Whilst migrating workloads to cloud can help organisations to take advantage of these cloud-provider led sustainability initiatives and hyperscale efficiencies (for an excellent summary, see this Nature article), there is also a responsibility on IT leaders to ensure that their applications are architected sustainably too. 

In recognition of the growing strategic importance of ESG and commitments to a NetZero Future, in late 2021 AWS introduced it as a new, sixth, pillar to their Well Architected Framework. This embeds sustainability into best practices for application design, making sure the environmental impact of each design decision is considered. This also means that existing applications can be assessed for sustainability improvements as part of a Well Architected Review, alongside recommendations to make your application more secure, cost optimised or reliable. 

When building cloud workloads, the practice of sustainability is understanding the impacts of the services used, quantifying impacts through the entire workload lifecycle, and applying design principles and best practices to reduce these impacts...

- AWS

Sustainability of the cloud, and sustainability in the cloud

Much like its approach to security, AWS is taking a shared responsibility approach to sustainability. AWS is responsible for the sustainability of the cloud, and AWS’ customers are responsible for sustainability in the cloud:

Sustainability of the cloud graphic discussing differences between customer responsibility and AWS responsibility

With their shared responsibility model for security, AWS builds all the doors and locks but you still need to turn the key to secure your applications. With this new pillar AWS services are built with sustainability options, but how they are implemented is down to the design of your application. So what are the levers you can pull to make an application more sustainable?

What makes an application more sustainable?

From AWS’ perspective, sustainable application design means “optimising workloads and resource utilisation, and minimising the total resources required to be deployed for your workloads.”
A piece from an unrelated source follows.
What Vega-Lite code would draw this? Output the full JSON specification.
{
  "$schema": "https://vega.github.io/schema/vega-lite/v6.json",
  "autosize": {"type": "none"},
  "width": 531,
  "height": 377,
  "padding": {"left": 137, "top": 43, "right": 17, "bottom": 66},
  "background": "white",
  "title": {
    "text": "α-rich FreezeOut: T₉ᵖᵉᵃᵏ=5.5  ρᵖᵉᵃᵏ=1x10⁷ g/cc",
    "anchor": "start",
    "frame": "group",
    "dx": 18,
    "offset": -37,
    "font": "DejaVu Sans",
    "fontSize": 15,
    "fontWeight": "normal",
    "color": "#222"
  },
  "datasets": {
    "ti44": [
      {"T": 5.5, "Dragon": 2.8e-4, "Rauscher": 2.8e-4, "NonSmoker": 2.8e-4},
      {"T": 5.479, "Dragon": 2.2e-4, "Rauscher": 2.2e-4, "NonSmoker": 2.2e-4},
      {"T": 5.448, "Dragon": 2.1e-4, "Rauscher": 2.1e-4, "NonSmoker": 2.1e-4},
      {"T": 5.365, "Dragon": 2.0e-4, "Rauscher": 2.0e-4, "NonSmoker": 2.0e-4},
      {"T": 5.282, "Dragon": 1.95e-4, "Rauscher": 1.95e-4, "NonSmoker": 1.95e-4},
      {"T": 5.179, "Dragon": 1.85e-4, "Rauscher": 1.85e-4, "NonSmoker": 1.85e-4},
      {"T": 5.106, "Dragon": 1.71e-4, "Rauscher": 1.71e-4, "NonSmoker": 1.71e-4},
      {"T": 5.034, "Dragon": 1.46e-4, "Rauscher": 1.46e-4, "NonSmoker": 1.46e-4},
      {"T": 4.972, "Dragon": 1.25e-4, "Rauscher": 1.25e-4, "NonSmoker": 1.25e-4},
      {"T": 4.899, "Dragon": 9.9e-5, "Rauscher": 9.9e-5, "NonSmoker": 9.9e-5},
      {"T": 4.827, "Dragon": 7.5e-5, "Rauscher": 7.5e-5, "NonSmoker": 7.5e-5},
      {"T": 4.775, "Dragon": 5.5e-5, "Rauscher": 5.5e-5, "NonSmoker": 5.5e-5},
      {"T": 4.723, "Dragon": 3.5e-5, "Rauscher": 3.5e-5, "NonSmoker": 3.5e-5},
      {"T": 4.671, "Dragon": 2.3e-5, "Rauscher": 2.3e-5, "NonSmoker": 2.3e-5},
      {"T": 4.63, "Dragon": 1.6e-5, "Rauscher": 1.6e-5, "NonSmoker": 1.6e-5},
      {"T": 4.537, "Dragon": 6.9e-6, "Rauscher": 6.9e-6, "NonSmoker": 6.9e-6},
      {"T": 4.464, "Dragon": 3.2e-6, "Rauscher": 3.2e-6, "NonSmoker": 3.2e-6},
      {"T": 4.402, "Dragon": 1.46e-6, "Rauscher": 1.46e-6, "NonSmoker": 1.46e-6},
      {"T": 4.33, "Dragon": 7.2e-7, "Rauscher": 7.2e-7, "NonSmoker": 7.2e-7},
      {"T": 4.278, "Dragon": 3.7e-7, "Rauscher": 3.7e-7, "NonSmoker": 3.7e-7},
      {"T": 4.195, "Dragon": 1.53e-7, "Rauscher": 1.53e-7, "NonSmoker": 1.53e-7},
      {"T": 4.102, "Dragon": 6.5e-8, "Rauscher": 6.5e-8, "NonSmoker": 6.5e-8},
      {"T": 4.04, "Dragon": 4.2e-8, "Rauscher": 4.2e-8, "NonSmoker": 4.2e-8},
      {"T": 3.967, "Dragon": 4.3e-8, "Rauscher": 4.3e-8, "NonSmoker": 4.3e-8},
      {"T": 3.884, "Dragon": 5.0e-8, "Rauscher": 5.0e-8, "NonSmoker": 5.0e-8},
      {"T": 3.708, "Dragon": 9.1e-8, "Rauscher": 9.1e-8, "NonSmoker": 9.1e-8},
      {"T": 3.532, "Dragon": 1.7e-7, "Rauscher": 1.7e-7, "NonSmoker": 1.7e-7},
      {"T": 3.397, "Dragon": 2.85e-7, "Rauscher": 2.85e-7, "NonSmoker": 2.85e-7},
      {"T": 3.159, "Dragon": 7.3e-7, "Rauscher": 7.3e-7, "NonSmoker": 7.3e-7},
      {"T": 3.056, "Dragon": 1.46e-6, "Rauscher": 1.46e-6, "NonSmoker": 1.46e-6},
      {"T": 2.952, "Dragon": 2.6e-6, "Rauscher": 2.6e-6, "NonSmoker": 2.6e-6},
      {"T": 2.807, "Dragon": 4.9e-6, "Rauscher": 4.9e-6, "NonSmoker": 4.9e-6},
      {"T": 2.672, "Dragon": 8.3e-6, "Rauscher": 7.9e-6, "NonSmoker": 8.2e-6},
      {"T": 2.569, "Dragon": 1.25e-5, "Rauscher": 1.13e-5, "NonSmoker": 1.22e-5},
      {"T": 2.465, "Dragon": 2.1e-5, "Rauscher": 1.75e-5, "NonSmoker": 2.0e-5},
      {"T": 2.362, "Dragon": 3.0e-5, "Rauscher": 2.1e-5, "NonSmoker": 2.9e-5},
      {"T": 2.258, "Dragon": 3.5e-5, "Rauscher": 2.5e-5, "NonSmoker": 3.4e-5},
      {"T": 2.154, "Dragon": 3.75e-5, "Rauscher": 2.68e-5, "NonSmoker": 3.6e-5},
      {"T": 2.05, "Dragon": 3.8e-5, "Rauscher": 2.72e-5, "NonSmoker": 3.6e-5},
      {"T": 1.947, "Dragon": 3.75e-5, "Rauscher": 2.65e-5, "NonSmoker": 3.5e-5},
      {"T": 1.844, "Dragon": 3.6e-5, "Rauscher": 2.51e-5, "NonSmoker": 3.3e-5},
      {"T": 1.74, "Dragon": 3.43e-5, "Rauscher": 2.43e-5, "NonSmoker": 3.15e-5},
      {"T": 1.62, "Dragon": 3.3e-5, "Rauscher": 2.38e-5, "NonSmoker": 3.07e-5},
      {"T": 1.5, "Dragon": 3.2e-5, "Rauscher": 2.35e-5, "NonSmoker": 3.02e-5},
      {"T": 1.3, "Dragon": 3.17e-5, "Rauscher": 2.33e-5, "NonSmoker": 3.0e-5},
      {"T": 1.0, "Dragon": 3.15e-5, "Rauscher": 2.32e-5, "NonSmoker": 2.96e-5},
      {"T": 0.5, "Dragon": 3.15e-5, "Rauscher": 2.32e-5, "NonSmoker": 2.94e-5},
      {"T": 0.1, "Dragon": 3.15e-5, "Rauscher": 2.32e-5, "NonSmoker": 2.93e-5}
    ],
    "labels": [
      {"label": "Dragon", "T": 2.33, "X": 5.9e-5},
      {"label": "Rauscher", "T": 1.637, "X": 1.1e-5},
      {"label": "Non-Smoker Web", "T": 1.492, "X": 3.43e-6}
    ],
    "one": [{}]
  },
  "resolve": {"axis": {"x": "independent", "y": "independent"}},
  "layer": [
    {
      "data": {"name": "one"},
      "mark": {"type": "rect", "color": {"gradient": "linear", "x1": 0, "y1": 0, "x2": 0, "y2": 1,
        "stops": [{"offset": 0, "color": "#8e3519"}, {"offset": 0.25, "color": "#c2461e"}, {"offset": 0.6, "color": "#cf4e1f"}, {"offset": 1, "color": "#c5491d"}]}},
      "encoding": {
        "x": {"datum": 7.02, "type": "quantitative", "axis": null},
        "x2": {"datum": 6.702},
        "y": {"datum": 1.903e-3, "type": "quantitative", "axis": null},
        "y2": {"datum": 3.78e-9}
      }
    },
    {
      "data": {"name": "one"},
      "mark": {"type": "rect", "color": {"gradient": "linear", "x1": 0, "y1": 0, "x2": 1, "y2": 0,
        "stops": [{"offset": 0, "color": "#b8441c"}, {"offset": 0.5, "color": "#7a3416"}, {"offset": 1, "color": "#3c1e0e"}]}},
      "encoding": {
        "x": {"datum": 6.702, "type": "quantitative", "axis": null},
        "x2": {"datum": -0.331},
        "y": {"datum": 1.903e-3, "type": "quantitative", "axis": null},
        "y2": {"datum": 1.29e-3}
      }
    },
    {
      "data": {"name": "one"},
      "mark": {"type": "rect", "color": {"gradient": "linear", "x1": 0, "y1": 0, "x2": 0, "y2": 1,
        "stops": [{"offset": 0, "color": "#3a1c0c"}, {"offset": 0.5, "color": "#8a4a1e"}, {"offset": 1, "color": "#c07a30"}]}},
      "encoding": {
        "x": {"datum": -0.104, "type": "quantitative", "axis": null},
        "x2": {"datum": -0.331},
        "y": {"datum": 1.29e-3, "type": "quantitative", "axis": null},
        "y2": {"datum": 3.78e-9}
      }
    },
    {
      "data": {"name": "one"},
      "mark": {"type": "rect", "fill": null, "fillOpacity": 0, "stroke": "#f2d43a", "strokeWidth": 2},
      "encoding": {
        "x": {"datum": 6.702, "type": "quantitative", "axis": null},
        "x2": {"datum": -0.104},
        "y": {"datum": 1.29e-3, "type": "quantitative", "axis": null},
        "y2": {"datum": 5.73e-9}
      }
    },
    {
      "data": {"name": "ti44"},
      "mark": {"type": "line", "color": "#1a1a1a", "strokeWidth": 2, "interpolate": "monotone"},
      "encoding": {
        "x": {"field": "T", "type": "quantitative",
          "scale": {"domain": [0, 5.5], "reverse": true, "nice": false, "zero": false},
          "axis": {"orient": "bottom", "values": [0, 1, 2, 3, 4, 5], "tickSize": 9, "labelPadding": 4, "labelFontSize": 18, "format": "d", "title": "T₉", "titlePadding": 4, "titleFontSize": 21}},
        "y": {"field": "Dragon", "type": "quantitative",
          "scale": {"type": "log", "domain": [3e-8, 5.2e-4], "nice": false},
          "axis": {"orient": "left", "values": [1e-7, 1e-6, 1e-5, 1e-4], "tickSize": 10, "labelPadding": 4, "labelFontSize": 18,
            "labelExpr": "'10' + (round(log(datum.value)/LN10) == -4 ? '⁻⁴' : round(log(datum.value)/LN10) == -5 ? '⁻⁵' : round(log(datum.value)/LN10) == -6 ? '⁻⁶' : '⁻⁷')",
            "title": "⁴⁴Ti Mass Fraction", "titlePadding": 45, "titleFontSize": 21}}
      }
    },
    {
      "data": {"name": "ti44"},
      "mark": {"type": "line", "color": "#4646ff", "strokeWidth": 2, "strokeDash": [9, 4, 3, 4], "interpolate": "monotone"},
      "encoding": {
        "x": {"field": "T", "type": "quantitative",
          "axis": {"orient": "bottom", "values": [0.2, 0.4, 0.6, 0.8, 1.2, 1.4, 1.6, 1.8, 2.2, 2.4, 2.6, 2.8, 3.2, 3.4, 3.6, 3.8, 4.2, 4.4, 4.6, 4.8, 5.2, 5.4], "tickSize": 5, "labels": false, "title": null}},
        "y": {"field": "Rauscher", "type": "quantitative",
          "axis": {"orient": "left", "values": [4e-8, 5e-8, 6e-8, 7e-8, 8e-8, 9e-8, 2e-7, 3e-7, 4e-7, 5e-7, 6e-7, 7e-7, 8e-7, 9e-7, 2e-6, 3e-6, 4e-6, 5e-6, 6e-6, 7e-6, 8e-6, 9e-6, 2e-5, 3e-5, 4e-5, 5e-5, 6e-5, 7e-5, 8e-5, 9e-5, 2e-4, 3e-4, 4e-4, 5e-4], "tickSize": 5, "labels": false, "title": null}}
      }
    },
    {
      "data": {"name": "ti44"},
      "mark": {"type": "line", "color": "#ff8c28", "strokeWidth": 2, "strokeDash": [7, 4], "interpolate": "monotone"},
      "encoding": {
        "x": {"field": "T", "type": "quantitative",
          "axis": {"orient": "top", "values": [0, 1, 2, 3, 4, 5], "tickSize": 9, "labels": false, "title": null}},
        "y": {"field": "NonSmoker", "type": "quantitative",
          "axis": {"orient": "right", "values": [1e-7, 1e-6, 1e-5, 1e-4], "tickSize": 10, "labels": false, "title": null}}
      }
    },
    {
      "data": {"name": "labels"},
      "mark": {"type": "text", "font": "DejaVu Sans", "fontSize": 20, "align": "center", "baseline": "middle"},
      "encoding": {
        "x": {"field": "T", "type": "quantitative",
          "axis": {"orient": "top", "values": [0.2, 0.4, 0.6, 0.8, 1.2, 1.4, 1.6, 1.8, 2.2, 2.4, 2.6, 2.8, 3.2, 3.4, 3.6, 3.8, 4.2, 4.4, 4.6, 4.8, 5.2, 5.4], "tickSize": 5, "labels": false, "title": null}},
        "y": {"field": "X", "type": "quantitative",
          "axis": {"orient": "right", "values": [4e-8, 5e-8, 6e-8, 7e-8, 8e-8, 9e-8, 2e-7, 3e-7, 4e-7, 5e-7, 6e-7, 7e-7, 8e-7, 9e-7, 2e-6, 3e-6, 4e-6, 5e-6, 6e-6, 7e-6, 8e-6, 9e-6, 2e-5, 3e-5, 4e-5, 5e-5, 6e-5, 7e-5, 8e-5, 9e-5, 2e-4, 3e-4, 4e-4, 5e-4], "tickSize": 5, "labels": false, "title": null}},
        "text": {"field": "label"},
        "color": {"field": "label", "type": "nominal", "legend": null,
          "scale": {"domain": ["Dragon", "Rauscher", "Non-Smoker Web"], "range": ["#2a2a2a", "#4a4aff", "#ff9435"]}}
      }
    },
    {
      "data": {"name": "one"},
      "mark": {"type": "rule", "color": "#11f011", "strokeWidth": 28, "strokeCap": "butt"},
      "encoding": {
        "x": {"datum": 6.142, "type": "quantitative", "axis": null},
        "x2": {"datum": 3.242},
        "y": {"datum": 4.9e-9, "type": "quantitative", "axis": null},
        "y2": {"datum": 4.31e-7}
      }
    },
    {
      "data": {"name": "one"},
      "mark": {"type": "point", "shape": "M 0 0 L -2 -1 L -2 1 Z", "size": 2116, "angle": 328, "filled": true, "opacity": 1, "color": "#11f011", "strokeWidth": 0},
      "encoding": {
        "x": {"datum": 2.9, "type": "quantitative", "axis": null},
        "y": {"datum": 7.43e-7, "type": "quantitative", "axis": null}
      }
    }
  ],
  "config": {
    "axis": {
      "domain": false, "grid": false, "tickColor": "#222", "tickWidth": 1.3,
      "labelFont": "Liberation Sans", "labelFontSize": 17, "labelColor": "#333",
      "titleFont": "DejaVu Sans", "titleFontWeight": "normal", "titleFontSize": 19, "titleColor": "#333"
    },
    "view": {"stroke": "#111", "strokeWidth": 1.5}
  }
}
In practice, this means asking questions like:

  • Is your compute infrastructure correctly sized for your needs? Reducing idle resources and maximising utilisation is key here - do you really need two hosts running at 30% utilisation, when one host running at 60% utilisation is a more efficient use of baseline power consumption?
  • Does it use Autoscaling to scale up and down to meet demand, rather than consuming enough resources to meet peak demand constantly? In AWS you can even use machine-learning driven predictive auto-scaling, which can help you identify unexpected patterns and new ways to optimise.
  • Are you making use of spare AWS capacity for large processing jobs with flexible start/end times? In AWS this is known as a Spot Instance, where you essentially rent unused capacity from AWS. By using spare capacity rather than provisioning on-demand resources, you’re able to save up to 90% on cost and also reduce the energy required to run your workload.
  • How efficient is your data storage? Tools such as Intelligent Tiering can automatically move infrequently accessed data to cold storage, and for archiving there are options like Amazon S3 Glacier or S3 Glacier Deep Archive. 

There is also a cost benefit to these practices, as lower consumption often results in lower spend.

The way in which your application arrives on the cloud will have an impact on the extent to which you can answer these questions. A fully cloud-native application will be more sustainably architected than one which was simply rehosted via a ‘lift and shift’ approach. This is why it’s important not to treat public cloud like another data centre, and to think of any migration as a starting point for improving resource, cost and service utilisation.